After 16 years on the job, Arizona receivers coach Tony Dews understands football. But the most important coaching aspect to him isn’t on the field. Instead, Dews focuses on preparing Wildcats receivers for life after football.
“Pastor Dews,” as he is affectionately referred to by the receiving corps, is in his fourth stint coaching alongside Wildcats head coach Rich Rodriguez, but Arizona is his 10th stop on a coaching career that has seen him emerge as not only a 2007 Fiesta Bowl champion at West Virginia, but as a role model to his players.
“He’s a good man, like a father out here on the field,” junior wideout Richard Morrison added. “He preaches to you and tells you what you need to hear.”
Dews began his coaching career as a high school offensive line coach in Georgia after a five-year career as a tight end at Liberty University, where he learned many of the lessons he strives to instill in current Arizona players.

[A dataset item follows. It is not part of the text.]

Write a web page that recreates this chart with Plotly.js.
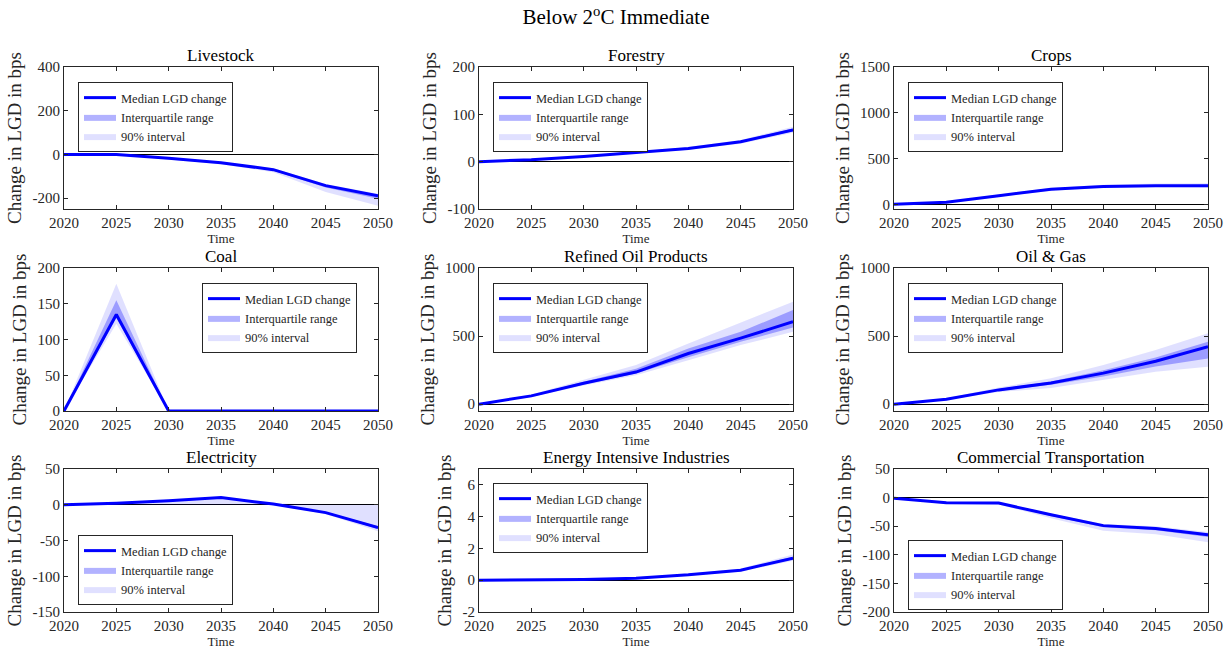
<!DOCTYPE html>
<html><head><meta charset="utf-8">
<script src="https://cdn.plot.ly/plotly-3.0.1.min.js"></script>
<style>html,body{margin:0;padding:0;background:#fff}#chart{width:1232px;height:653px}</style>
</head><body><div id="chart"></div>
<script>
// ---------- data ----------
const years = [2020, 2025, 2030, 2035, 2040, 2045, 2050];
const xTicks = [2020, 2025, 2030, 2035, 2040, 2045, 2050];
const sectorNames = ['Livestock', 'Forestry', 'Crops', 'Coal', 'Refined Oil Products', 'Oil & Gas', 'Electricity', 'Energy Intensive Industries', 'Commercial Transportation'];

const livestockMedian = [0, 0, -18, -38, -70, -143, -190];
const livestockQ25    = [0, -1, -20, -41, -75, -152, -203];
const livestockQ75    = [0, 0, -17, -36, -67, -139, -185];
const livestockQ05    = [0, -2, -23, -45, -82, -172, -235];
const livestockQ95    = [0, 0, -15, -34, -64, -135, -180];
const livestockTicks  = [-200, 0, 200, 400];

const forestryMedian = [0, 4, 11, 19, 28, 42, 67];
const forestryQ25    = [0, 3.5, 10, 18, 27, 40, 64];
const forestryQ75    = [0, 4.5, 12, 20, 29, 44, 70];
const forestryQ05    = [0, 3, 9, 17, 25, 38, 61];
const forestryQ95    = [0, 5, 13, 21, 31, 46, 74];
const forestryTicks  = [-100, 0, 100, 200];

const cropsMedian = [3, 25, 95, 165, 195, 205, 205];
const cropsQ25    = [2, 22, 90, 160, 190, 200, 198];
const cropsQ75    = [4, 28, 100, 170, 202, 212, 214];
const cropsQ05    = [0, 18, 82, 150, 182, 190, 185];
const cropsQ95    = [6, 32, 108, 180, 215, 228, 232];
const cropsTicks  = [0, 500, 1000, 1500];

const coalMedian = [0, 135, 0, 0, 0, 0, 0];
const coalQ25    = [0, 130, 0, 0, 0, 0, 0];
const coalQ75    = [0, 155, 0, 0, 0, 0, 0];
const coalQ05    = [0, 122, 0, 0, 0, 0, 0];
const coalQ95    = [0, 178, 0, 0, 0, 0, 0];
const coalTicks  = [0, 50, 100, 150, 200];

const refinedMedian = [0, 61, 154, 236, 372, 485, 605];
const refinedQ25    = [0, 57, 145, 225, 345, 458, 564];
const refinedQ75    = [0, 66, 165, 260, 409, 532, 691];
const refinedQ05    = [0, 52, 138, 213, 323, 434, 532];
const refinedQ95    = [0, 72, 180, 287, 446, 598, 752];
const refinedTicks  = [0, 500, 1000];

const oilGasMedian = [0, 37, 105, 155, 228, 315, 422];
const oilGasQ25    = [0, 35, 98, 142, 203, 276, 336];
const oilGasQ75    = [0, 39, 112, 166, 250, 343, 458];
const oilGasQ05    = [0, 32, 90, 118, 178, 238, 274];
const oilGasQ95    = [0, 43, 122, 190, 287, 397, 520];
const oilGasTicks  = [0, 500, 1000];

const electricityMedian = [0, 2, 5.5, 10, 1, -11, -32];
const electricityQ25    = [0, 1.5, 5, 9, 0.5, -12, -34];
const electricityQ75    = [0, 2.5, 6, 10.5, 1.5, -10, -30];
const electricityQ05    = [0, 0, 0, 0, 0, -13, -37];
const electricityQ95    = [0, 3, 7, 11, 2, 0, 0];
const electricityTicks  = [-150, -100, -50, 0, 50];

const energyMedian = [0, 0, 0.04, 0.13, 0.34, 0.63, 1.39];
const energyQ25    = [0, 0, 0.03, 0.11, 0.31, 0.59, 1.32];
const energyQ75    = [0, 0, 0.05, 0.15, 0.37, 0.68, 1.47];
const energyQ05    = [0, 0, 0.02, 0.09, 0.28, 0.55, 1.22];
const energyQ95    = [0, 0.01, 0.06, 0.17, 0.41, 0.73, 1.62];
const energyTicks  = [-2, 0, 2, 4, 6];

const transportMedian = [-1, -9, -9.5, -30, -49, -54, -65];
const transportQ25    = [-1, -10, -10.5, -32, -52, -57, -69];
const transportQ75    = [-1, -8.5, -9, -29, -48, -52, -63];
const transportQ05    = [-1, -11, -12, -36, -58, -64, -78];
const transportQ95    = [-1, -8, -8.5, -28, -46, -50, -60];
const transportTicks  = [-200, -150, -100, -50, 0, 50];

const seriesLabels = ['Median LGD change', 'Interquartile range', '90% interval'];

// ---------- assemble ----------
const panelData = [
  [livestockMedian, livestockQ25, livestockQ75, livestockQ05, livestockQ95, livestockTicks],
  [forestryMedian, forestryQ25, forestryQ75, forestryQ05, forestryQ95, forestryTicks],
  [cropsMedian, cropsQ25, cropsQ75, cropsQ05, cropsQ95, cropsTicks],
  [coalMedian, coalQ25, coalQ75, coalQ05, coalQ95, coalTicks],
  [refinedMedian, refinedQ25, refinedQ75, refinedQ05, refinedQ95, refinedTicks],
  [oilGasMedian, oilGasQ25, oilGasQ75, oilGasQ05, oilGasQ95, oilGasTicks],
  [electricityMedian, electricityQ25, electricityQ75, electricityQ05, electricityQ95, electricityTicks],
  [energyMedian, energyQ25, energyQ75, energyQ05, energyQ95, energyTicks],
  [transportMedian, transportQ25, transportQ75, transportQ05, transportQ95, transportTicks]
];
// layout settings (kept apart from data)
const yRanges = [[-250, 400], [-100, 200], [-50, 1500], [0, 200], [-50, 1000], [-50, 1000], [-150, 50], [-2, 7], [-200, 50]];
const legendPx = [[78, 82], [493, 82], [908, 82], [202, 283], [493, 283], [908, 283], [78, 535], [493, 483], [908, 540]];
const colPx = [[64, 378], [479, 793], [894, 1208]];
const rowPx = [[67, 209], [268, 411], [469, 612]];
const W = 1232, H = 653;
const FONT = 'Liberation Serif';
const INK = '#262626';

const traces = [];
const layout = {
  width: W, height: H,
  margin: {l: 0, r: 0, t: 0, b: 0},
  paper_bgcolor: '#fff', plot_bgcolor: '#fff',
  font: {family: FONT, color: INK},
  title: {text: 'Below 2<sup>o</sup>C Immediate', font: {family: FONT, size: 21, color: '#000'},
          x: 0.5, xanchor: 'center', y: 1 - 17 / H, yanchor: 'middle', yref: 'container'},
  annotations: []
};

panelData.forEach((p, i) => {
  const [med, q25, q75, q05, q95, ticks] = p;
  const s = i === 0 ? '' : String(i + 1);
  const col = i % 3, row = Math.floor(i / 3);
  const xa = 'x' + s, ya = 'y' + s, lg = 'legend' + s;
  const rev = a => a.slice().reverse();
  const xPoly = years.concat(rev(years));

  traces.push({
    x: xPoly, y: q95.concat(rev(q05)), xaxis: xa, yaxis: ya, legend: lg,
    type: 'scatter', mode: 'lines', fill: 'toself', fillcolor: 'rgba(0,0,255,0.12)',
    line: {width: 0}, name: seriesLabels[2], legendrank: 3, hoverinfo: 'skip'
  });
  traces.push({
    x: xPoly, y: q75.concat(rev(q25)), xaxis: xa, yaxis: ya, legend: lg,
    type: 'scatter', mode: 'lines', fill: 'toself', fillcolor: 'rgba(0,0,255,0.30)',
    line: {width: 0}, name: seriesLabels[1], legendrank: 2, hoverinfo: 'skip'
  });
  traces.push({
    x: years, y: med, xaxis: xa, yaxis: ya, legend: lg,
    type: 'scatter', mode: 'lines', line: {color: '#0000ff', width: 3},
    name: seriesLabels[0], legendrank: 1
  });

  const xdom = [colPx[col][0] / W, colPx[col][1] / W];
  const ydom = [1 - rowPx[row][1] / H, 1 - rowPx[row][0] / H];
  const axisCommon = {
    showgrid: false, ticks: 'inside', ticklen: 4, tickcolor: INK, tickwidth: 1,
    showline: true, linecolor: INK, linewidth: 1, mirror: 'ticks',
    tickfont: {family: FONT, size: 15, color: INK}
  };
  layout['xaxis' + s] = Object.assign({}, axisCommon, {
    domain: xdom, anchor: ya, range: [2020, 2050], tickvals: xTicks,
    ticktext: xTicks.map(String), zeroline: false,
    title: {text: 'Time', font: {family: FONT, size: 13, color: INK}, standoff: 3}
  });
  layout['yaxis' + s] = Object.assign({}, axisCommon, {
    domain: ydom, anchor: xa, range: yRanges[i], tickvals: ticks,
    ticktext: ticks.map(String), zeroline: true, zerolinecolor: '#000', zerolinewidth: 1,
    title: {text: 'Change in LGD in bps', font: {family: FONT, size: 19, color: INK}, standoff: 5}
  });
  layout[lg] = {
    x: legendPx[i][0] / W, y: 1 - legendPx[i][1] / H, xanchor: 'left', yanchor: 'top',
    xref: 'paper', yref: 'paper',
    bgcolor: '#fff', bordercolor: INK, borderwidth: 1, itemwidth: 32,
    font: {family: FONT, size: 12.5, color: INK}, traceorder: 'normal'
  };
  layout.annotations.push({
    text: sectorNames[i], xref: 'paper', yref: 'paper',
    x: (xdom[0] + xdom[1]) / 2, y: ydom[1], xanchor: 'center', yanchor: 'bottom', yshift: 0,
    showarrow: false, font: {family: FONT, size: 17, color: '#000'}
  });
});

Plotly.newPlot('chart', traces, layout, {displayModeBar: false, staticPlot: true});
</script>
</body></html>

“I got into coaching because I had good coaches along the line that would talk to you not only about football, but about life,” Dews said. “I always talk to them whenever there’s a teaching moment about life, I try to make the point.”
The life lessons Dews tries to instill in his players are “nothing specific,” he says — but vary from toughness, particularly mental toughness, to parenthood. The group may not understand the importance of his lessons now, but he says he tries to make them as relatable as possible.
One thing he harps on more than anything, though, is the importance of hard work in his receivers.
“He tells us to work,” Morrison said. “Don’t loaf, and do your best every time you do it.”
At one practice, Dews took the time to talk about unemployed fathers that are mentally capable enough to be strong in the face of adversity.
“You have to be mentally tough to deal with the things that come at you in life,” Dews said. “This is just a small thing, football. What happens when you get in the real world and you have to deal with real life?”
As a boy, Dews and his siblings would go to church with his mother, but religion isn’t what motivates him to preach to his players about life after the sport. Instead, football taught Dews most of the life lessons he is attempting to relay to players like Dan Buckner and Terrence Miller, and all the way down to redshirt freshman walk-on Johnny Jackson.
“I don’t think it has anything to do with religion; I’m not speaking religiously per se, to the kids,” Dews said. “When I’m talking to them, it’s more about life lessons than the religious part of it.”
One of his most important life lessons is pretty straightforward — do the right thing.
In Dews’ eyes, players will have faced so much adversity in one game, not just the whole year, and that sometimes it’s hard to do the right thing, but that doesn’t mean players should not heed his words off the football field.
Dews first began to understand the messages his coaches gave him toward the end of his playing days at Liberty, where he says the messages became engrained in his mind.
As time wore on and his coaching career took him from Georgia to Pennsylvania, Michigan, Nevada and West Virginia, in addition to the time he spent “doing readings and devotions,” he became more active religiously.
Every coaching staff Dews has been a part of has had some sort of chapel that players and coaches have the ability to use, and the use of such chapels in union with learning to deal with other people has already made an impact on this year’s crop of receivers.
“It works for us because the receivers are an immature group, so Pastor Dews really brings us back in,” Miller said. “Every message is not just football. It’s football and becoming a man, and that’s what football is about. He’s done a great job with that.”